1.Jazz, Individualism, and the Black Modern

This chapter seeks to establish the socio-historical basis of an alternate subjectivity, a gathering in difference in jazz, in contrast to the claims presented by some commentators—shown to relate more closely to the historical trajectory of the bourgeois. The inattention of both Adorno and jazz critics to the significance of a distinctive black American subject is shown to be a crucial oversight. It is argued that the notion of personal sovereignty (and its loss) must be seen as subordinate to fundamental everyday, often passive, battles between black life and how society tends to define it beyond recognition, the sequela of the dehumanization of African captives. This distinction is crucial to appreciating the manner in which jazz and other black expressive forms contribute to a model of a possible praxis.

2.Double Consciousness and the Critical Potential of Black Expression

According to Adorno, autonomous works of art, by virtue of their peculiar attuned-outsider perspective, are ideally positioned to provide a kind of social critique. Although implicated socio-historically in the advance of techno-rationality—in fact, because they are so implicated—musical works are able, in rearticulating available musical material, to expose the poor state of human relations within late capitalist society. It is essential to consider black expression's attuned-outsiderness within the specific historical and material conditions from which it emerged. These provide an alternative vantage to that of radical music of the European tradition. Resting on Nahum Chandler's illuminating interpretation of W.E.B. Du Bois's ideas concerning double consciousness, this chapter draws to the fore the importance of African America's contradictory nature, the critical character of its obligatory retention of conflicting positions. The chapter culminates in a discussion of jazz syncopation as a manifestation of this.

3.Black Dwelling, a Refuge for the Homeless

This chapter frames some key turns of the study's central argument within a universalist inclination in black radical thought and expression. The chapter focuses on the opportunity the disjuncture between blackness and the world presents, and how it allows us to speculate on the broad ethical implications of black living in critical reflection on the world. Black wordlessness and homelessness are put into conversation with Adorno's ethics of resistance, particularly the imploration to not be at home in one's home. It is suggested that an embrace of blackness is a way to give up one's place in the world, and the prerequisite to any utopic future.
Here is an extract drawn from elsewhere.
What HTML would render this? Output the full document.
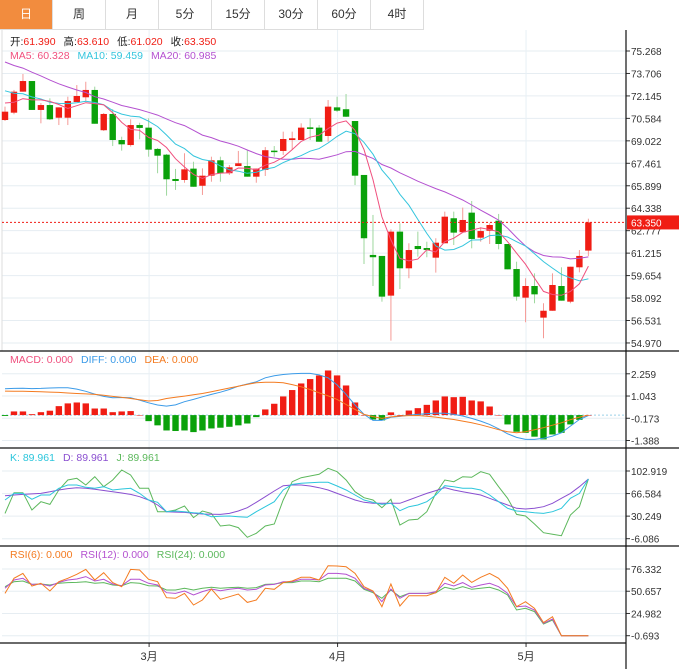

4.Storytelling, Sound, and Silence

This chapter establishes the aesthetic terms of jazz's social character by showing that the tension between wanting to tell communal stories and doing so with distinction permeates jazz work and tradition. Drawing on Walter Benjamin's "The Storyteller: Reflections on the Works of Nikolai Leskov," on black thought, and on the music itself, a descriptive formulation of collaborative work in jazz is advanced. Storytelling in jazz scholarship has traditionally been associated with the linearity and coherence of the individual solo, with values modeled closely on those of the modern European tradition. The inadequacy of such approaches is discussed. The chapter shows how the elision between sound and sense (an evasion of designation but also a refusal to relinquish meaning) enabled black music to continue to communicate content of social significance, despite being faced with traumas comparable to those that have robbed Benjamin's storytelling community of its ability to communicate experience.

5.Postscript: Some Thoughts on the Inadequacy and Indispensability of Jazz Records

The study concludes with a dialectical riffing on the indispensability and the inadequacy of jazz recording as a representative of the music's principles of structuration. It is suggested that jazz recording is destructive, that it congeals and obscured how jazz work is done and compromises the incompletion, partiality, and imperfection encoded the practice. And yet, jazz records are shown to be of crucial importance to the way the tradition has developed, particularly for how it has democratized study and has facilitated inter-generational collaborations while retaining the features of oral tradition.